Funding Boosted for Community College, Bus Program and Services for Disabled

Funding Boosted for Community College, Bus Program and Services for Disabled

County Council rejiggers county’s proposed budget, adding $16 million

| Published:

Dan Schere

Montgomery County’s community college system, a program that offers free rides for students on county buses and services for the developmentally disabled will all received additional funding as the County Council put finishing touches on its review of the county’s 2020 budget Thursday.

The so-called reconciliation list that was approved includes an additional $16 million in line items that were added at the last minute to the $5.8 billion budget blueprint drafted by County Executive Marc Elrich earlier this year.

Thursday’s decisions follow weeks of public hearings and work sessions where council members combed through cuts and adjustments recommended in Elrich’s first budget, which leaves the county’s property tax rate stable.

The council’s reconciliation list – wish list items that members wanted to restore or add – stood at $34 million earlier this week and was reduced to about $16 million.

“I and my colleagues talked about what my priorities were, and we talked about those priorities that did the most good for the most amount of people, and that’s what got funded,” said Evan Glass, who was elected last fall.

The budget process, Glass said, was one of “collaboration and fiscal discipline.”

The council decided to add $3 million for Montgomery College, more than $1 million to expand Ride On’s Kids Ride Free program for students under 18 to all bus service hours and $1.8 million for programs for the developmentally disabled.

“The council coalesced around fully funding Montgomery College, the developmentally disabled supplement, and it was not hard to get to this point,” Council President Nancy Navarro said.

Of the $16 million in additions, $10 million will come from an amount that Elrich had set aside that can be used at the council’s discretion.
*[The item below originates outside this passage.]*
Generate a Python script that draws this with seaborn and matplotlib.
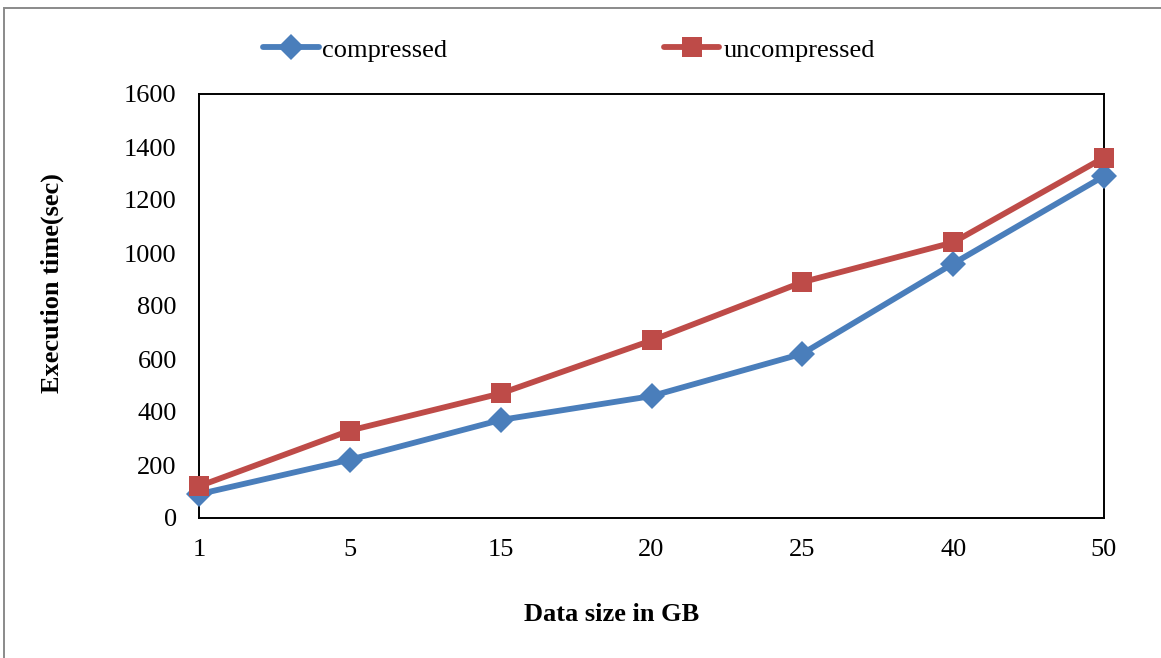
import matplotlib
matplotlib.use("Agg")
import matplotlib.pyplot as plt
from matplotlib.patches import Rectangle
from matplotlib.lines import Line2D
import seaborn as sns
import pandas as pd

# Data sizes (GB) and execution times (sec)
sizes = ["1", "5", "15", "20", "25", "40", "50"]
compressed = [90, 220, 370, 460, 620, 960, 1290]
uncompressed = [120, 330, 470, 670, 890, 1040, 1360]
series_names = ["compressed", "uncompressed"]

df = pd.concat([
    pd.DataFrame({"size": sizes, "time": compressed, "series": series_names[0]}),
    pd.DataFrame({"size": sizes, "time": uncompressed, "series": series_names[1]}),
])

sns.set_theme(style="white")
plt.rcParams["font.family"] = ["Liberation Serif", "DejaVu Serif"]
plt.rcParams.update({"text.color": "black", "axes.labelcolor": "black",
                     "xtick.color": "black", "ytick.color": "black"})

FS = 19
LW = 4.2
colors = {"compressed": "#4A7EBB", "uncompressed": "#BE4B48"}
markers = {"compressed": "D", "uncompressed": "s"}
msize = {"compressed": 13, "uncompressed": 14}

fig = plt.figure(figsize=(11.61, 6.58), dpi=100)
ax = fig.add_axes([199 / 1161, 1 - 518 / 658, (1104 - 199) / 1161, (518 - 94) / 658])

for name in series_names:
    sub = df[df["series"] == name]
    sns.lineplot(data=sub, x="size", y="time", ax=ax, color=colors[name],
                 marker=markers[name], markersize=msize[name],
                 markeredgewidth=0, linewidth=LW, sort=False,
                 legend=False, clip_on=False, zorder=3)

ax.set_xlim(0, len(sizes) - 1)
ax.set_ylim(0, 1600)
ax.set_yticks(range(0, 1601, 200))
ax.tick_params(axis="both", length=0, labelsize=FS)
ax.tick_params(axis="y", pad=16)
ax.tick_params(axis="x", pad=15)
for s in ax.spines.values():
    s.set_visible(True)
    s.set_color("black")
    s.set_linewidth(1.4)

ax.set_xlabel("Data size in GB", fontsize=FS, fontweight="bold")
ax.set_ylabel("Execution time(sec)", fontsize=FS, fontweight="bold")
ax.xaxis.set_label_coords((612 - 199) / 905, (518 - 603) / 424)
ax.yaxis.set_label_coords((64 - 199) / 905, (518 - 283) / 424)

# legend along the top
handles = [Line2D([0], [0], color=colors[n], marker=markers[n],
                  markersize=msize[n], markeredgewidth=0, linewidth=LW)
           for n in series_names]
fig.legend(handles, series_names, loc="center", bbox_to_anchor=(569 / 1161, 1 - 50 / 658),
           ncol=2, frameon=False, fontsize=FS, handlelength=2.1, handletextpad=0.15,
           columnspacing=8.2)

# outer chart border
fig.patches.append(Rectangle((3.5 / 1161, -0.5), 2, 1.5 - 7.5 / 658, fill=False,
                             edgecolor="#8a8a8a", linewidth=1.4,
                             transform=fig.transFigure, figure=fig))

fig.savefig("out.png", dpi=100)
The remaining $6 million, Navarro said, will come from a series of cuts the council made in the budget, which includes cutting $5 million for snow and storm cleanup.

Other items in the reconciliation list include:

-More than $600,000 to restore service cuts proposed by Elrich to Ride On bus routes 49, 55, 57 and 64

-$400,000 for climate change initiatives

-$200,000 for two mental health therapists to provide services to two schools each

Excluded from the final list was $1.2 million for 30 new police officers over three years to account for attrition; $1.2 million to restore service to Ride On routes 59, 26 and 38; and $1.2 million for an additional dozen nurses to serve six schools.

The list also did not include $1.8 million for the county’s public election finance system that allows candidates for council and executive to qualify for public dollars for their campaigns.

“Well you know, a lot of things on the list, were not all at the same level of support. We all know we have to get this done under a certain timeline. That’s what we were elected to do. The broad diversity of projects shows it was a team effort,” said Will Jawando, a first-term council member.

Budget Director Rich Madaleno said he understood the philosophy behind the council’s budget amendments. He said cutting the snow removal budget makes sense in the abstract, but could pose a problem in the event of future snowstorms.

“Philosophically I have a hard time disagreeing with any of those expenditures, but come next winter, if the cost of snow removal exceeds 50% of our average over the last several years, we’re going to have to dip into reserves,” he said.